- _Material_
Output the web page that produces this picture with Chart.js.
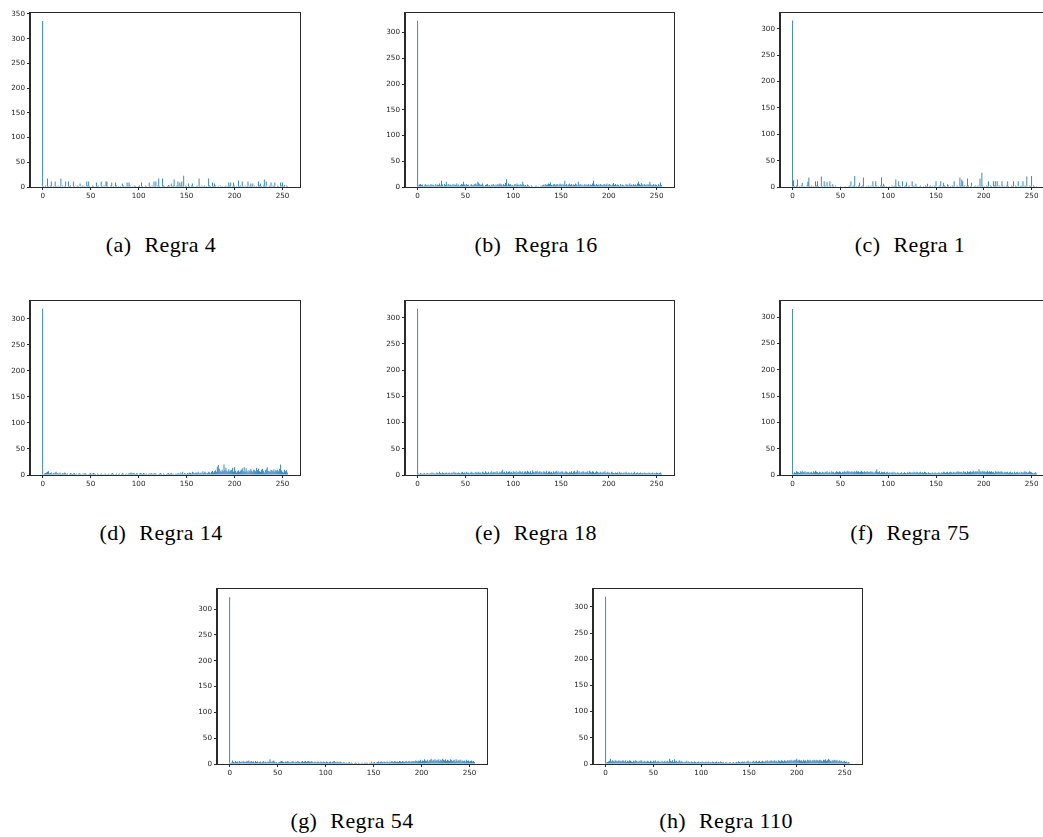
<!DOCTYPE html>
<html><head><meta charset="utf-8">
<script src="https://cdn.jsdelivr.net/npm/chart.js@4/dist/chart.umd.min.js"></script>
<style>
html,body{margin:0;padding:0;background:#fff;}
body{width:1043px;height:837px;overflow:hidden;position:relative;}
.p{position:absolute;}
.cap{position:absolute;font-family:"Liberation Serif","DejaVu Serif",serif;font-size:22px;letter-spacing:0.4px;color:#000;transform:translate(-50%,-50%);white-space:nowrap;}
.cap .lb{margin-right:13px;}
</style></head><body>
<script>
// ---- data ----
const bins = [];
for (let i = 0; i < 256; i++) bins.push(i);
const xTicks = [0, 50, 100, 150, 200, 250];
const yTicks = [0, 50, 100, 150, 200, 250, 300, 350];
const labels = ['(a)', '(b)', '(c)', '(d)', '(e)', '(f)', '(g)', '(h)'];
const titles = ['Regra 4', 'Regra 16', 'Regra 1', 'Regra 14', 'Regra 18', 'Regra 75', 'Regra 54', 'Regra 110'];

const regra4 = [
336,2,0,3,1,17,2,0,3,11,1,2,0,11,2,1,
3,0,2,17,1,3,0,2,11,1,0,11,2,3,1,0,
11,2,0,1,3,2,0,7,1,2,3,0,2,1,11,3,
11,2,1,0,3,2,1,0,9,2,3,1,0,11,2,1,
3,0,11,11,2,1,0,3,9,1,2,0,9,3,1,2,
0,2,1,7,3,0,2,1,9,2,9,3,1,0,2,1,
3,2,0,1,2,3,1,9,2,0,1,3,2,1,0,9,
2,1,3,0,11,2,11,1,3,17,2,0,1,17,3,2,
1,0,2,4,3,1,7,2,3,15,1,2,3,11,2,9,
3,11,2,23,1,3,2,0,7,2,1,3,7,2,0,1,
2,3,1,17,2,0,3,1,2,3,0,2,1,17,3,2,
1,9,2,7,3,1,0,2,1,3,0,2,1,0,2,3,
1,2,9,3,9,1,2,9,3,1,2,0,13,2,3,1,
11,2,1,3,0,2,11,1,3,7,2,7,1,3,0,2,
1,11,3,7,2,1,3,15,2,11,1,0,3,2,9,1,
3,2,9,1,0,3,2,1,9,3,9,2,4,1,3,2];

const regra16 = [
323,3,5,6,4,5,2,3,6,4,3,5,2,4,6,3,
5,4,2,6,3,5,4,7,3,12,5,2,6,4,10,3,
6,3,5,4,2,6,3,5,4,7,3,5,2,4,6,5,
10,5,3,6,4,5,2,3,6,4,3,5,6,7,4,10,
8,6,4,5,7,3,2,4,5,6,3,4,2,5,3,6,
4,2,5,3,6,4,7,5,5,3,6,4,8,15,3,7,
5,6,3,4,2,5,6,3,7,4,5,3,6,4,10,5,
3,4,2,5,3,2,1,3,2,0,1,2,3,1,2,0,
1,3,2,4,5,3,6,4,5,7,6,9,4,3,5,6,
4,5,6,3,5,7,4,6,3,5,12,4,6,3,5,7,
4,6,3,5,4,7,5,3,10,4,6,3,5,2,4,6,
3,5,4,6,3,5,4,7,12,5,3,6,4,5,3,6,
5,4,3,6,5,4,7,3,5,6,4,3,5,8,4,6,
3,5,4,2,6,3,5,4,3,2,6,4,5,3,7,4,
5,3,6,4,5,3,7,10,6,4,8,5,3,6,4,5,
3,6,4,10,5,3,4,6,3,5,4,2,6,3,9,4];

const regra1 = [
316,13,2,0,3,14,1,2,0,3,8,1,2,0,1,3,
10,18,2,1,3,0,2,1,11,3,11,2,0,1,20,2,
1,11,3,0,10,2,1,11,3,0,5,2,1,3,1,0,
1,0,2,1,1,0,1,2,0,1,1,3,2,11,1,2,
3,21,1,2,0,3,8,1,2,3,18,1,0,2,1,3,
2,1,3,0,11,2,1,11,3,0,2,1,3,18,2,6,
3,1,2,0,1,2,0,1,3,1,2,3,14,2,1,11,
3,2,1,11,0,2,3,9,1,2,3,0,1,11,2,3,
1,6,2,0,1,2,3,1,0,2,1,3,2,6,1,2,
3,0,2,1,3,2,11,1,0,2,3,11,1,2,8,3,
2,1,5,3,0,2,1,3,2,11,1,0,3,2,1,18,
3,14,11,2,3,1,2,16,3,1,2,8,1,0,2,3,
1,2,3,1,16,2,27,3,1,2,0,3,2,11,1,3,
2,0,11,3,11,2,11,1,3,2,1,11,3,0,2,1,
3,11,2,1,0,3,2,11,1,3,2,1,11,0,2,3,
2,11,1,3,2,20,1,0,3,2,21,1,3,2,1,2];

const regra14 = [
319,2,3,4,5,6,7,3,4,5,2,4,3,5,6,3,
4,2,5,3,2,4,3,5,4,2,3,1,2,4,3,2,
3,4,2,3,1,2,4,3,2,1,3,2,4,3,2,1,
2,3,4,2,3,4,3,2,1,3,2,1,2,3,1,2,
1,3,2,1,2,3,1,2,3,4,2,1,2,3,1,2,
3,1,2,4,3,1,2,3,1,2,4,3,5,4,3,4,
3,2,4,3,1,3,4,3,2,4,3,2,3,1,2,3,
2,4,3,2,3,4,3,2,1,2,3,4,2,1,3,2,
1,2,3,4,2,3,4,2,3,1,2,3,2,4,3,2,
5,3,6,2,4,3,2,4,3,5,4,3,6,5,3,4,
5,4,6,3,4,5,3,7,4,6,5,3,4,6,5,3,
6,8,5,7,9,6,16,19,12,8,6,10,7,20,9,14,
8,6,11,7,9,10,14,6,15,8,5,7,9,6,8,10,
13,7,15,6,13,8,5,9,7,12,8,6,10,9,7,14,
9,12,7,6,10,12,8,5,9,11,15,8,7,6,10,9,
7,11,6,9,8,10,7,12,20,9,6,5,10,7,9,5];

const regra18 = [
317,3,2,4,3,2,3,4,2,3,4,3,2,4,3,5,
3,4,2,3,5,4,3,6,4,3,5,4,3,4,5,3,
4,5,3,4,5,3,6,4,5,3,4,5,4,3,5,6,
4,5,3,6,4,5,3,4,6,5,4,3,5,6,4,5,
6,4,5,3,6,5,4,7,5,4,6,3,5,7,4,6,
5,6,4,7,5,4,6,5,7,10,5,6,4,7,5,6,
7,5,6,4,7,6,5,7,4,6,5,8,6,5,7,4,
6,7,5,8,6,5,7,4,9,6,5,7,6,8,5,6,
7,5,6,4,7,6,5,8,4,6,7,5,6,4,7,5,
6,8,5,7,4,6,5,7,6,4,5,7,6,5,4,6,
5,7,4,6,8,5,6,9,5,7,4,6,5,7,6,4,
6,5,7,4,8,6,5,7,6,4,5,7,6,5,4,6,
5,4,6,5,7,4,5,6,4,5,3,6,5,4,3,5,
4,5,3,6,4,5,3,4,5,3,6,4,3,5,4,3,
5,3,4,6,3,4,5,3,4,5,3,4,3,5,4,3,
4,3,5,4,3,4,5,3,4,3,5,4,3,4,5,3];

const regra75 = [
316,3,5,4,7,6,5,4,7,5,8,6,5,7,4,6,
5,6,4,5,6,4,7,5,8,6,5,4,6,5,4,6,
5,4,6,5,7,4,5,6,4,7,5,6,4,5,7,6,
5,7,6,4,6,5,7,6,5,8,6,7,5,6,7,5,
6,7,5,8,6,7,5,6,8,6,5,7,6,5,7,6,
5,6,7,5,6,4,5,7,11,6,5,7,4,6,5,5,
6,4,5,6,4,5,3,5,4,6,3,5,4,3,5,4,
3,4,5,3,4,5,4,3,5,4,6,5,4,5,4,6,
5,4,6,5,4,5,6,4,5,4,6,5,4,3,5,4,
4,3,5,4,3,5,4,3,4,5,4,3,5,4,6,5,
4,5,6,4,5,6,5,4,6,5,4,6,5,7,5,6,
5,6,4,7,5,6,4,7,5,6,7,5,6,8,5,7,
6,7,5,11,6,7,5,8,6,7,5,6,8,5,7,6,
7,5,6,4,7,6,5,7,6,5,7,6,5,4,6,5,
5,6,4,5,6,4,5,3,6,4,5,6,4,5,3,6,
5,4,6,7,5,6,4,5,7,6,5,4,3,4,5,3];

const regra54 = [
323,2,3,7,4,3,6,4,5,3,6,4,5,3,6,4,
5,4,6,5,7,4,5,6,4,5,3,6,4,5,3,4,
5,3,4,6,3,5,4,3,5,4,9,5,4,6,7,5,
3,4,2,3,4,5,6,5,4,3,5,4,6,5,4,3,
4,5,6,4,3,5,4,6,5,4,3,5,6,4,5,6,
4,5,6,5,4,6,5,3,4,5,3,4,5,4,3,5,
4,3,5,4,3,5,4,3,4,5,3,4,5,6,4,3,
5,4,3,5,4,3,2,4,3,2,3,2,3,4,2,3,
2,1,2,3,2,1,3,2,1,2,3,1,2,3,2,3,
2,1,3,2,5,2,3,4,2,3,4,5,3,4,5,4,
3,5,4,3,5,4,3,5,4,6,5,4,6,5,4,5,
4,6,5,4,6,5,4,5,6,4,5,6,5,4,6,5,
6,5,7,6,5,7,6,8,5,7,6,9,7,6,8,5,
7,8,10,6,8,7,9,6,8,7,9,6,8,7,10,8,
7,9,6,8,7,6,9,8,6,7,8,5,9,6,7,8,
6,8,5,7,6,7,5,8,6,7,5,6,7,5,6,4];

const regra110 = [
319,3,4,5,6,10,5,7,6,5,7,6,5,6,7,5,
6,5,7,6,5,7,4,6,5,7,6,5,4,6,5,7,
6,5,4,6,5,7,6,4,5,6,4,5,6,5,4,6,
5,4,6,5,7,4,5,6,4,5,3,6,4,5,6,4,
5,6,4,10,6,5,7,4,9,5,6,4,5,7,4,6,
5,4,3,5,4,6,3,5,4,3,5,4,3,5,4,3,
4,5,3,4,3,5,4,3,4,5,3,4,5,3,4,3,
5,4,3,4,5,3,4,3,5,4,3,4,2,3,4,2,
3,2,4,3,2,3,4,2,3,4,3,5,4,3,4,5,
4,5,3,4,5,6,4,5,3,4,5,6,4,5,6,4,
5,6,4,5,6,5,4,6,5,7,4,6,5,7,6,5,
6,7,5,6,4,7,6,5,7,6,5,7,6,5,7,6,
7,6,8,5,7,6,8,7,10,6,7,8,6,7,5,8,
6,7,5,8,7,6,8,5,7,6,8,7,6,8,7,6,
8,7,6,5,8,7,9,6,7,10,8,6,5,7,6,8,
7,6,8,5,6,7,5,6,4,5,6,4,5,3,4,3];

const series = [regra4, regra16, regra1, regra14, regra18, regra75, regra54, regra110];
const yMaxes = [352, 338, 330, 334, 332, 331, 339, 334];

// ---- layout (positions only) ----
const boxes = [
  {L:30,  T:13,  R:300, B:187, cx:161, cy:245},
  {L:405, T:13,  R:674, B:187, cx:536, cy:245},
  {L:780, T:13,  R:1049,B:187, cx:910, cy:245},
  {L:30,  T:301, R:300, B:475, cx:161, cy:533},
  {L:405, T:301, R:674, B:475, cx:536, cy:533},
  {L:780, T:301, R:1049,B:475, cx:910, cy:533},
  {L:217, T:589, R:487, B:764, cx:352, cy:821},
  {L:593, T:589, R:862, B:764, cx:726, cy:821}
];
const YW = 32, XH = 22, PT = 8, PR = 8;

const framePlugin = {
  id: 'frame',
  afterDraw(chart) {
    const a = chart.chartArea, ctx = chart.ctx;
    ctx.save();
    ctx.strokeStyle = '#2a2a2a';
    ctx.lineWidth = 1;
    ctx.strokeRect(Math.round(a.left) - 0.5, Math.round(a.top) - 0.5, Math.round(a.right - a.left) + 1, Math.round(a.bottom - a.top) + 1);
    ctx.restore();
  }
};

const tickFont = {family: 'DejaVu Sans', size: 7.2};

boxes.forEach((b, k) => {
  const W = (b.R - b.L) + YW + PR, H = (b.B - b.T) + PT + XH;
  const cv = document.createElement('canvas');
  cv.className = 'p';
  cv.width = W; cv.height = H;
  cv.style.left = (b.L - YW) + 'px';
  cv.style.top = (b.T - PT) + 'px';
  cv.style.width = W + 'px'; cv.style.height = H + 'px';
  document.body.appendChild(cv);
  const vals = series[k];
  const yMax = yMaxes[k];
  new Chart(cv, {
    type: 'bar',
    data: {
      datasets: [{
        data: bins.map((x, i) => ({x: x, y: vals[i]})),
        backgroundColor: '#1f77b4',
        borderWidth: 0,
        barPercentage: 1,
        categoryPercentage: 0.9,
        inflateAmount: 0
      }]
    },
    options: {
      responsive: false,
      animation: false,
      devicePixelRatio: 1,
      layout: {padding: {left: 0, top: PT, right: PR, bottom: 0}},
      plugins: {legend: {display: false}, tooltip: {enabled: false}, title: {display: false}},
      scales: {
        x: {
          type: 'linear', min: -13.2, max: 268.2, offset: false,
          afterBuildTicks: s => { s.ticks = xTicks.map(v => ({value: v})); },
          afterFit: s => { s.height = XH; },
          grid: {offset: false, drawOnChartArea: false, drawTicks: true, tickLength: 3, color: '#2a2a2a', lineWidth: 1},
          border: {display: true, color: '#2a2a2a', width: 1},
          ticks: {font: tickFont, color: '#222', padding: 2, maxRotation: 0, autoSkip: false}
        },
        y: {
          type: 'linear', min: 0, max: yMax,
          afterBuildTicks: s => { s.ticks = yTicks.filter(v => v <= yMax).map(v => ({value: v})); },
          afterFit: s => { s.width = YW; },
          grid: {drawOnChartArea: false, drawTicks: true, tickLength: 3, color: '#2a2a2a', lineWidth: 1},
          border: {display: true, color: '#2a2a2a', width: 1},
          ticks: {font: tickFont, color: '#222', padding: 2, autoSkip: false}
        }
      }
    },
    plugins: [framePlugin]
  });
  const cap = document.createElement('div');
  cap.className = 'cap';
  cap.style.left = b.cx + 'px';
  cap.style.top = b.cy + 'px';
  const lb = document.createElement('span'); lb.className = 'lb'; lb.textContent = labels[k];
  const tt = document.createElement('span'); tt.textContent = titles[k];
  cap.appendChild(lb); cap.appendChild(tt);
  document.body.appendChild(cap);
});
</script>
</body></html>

- _Exercise description_
Everything from the top line of the data down to and including the line with "const titles = ['Regra" is to be copied, except the pictures.

- _Written reply_
Output the web page that produces this picture with Chart.js.
<!DOCTYPE html>
<html><head><meta charset="utf-8">
<script src="https://cdn.jsdelivr.net/npm/chart.js@4/dist/chart.umd.min.js"></script>
<style>
html,body{margin:0;padding:0;background:#fff;}
body{width:1043px;height:837px;overflow:hidden;position:relative;}
.p{position:absolute;}
.cap{position:absolute;font-family:"Liberation Serif","DejaVu Serif",serif;font-size:22px;letter-spacing:0.4px;color:#000;transform:translate(-50%,-50%);white-space:nowrap;}
.cap .lb{margin-right:13px;}
</style></head><body>
<script>
// ---- data ----
const bins = [];
for (let i = 0; i < 256; i++) bins.push(i);
const xTicks = [0, 50, 100, 150, 200, 250];
const yTicks = [0, 50, 100, 150, 200, 250, 300, 350];
const labels = ['(a)', '(b)', '(c)', '(d)', '(e)', '(f)', '(g)', '(h)'];
const titles = ['Regra 4', 'Regra 16', 'Regra 1', 'Regra 14', 'Regra 18', 'Regra 75', 'Regra 54', 'Regra 110'];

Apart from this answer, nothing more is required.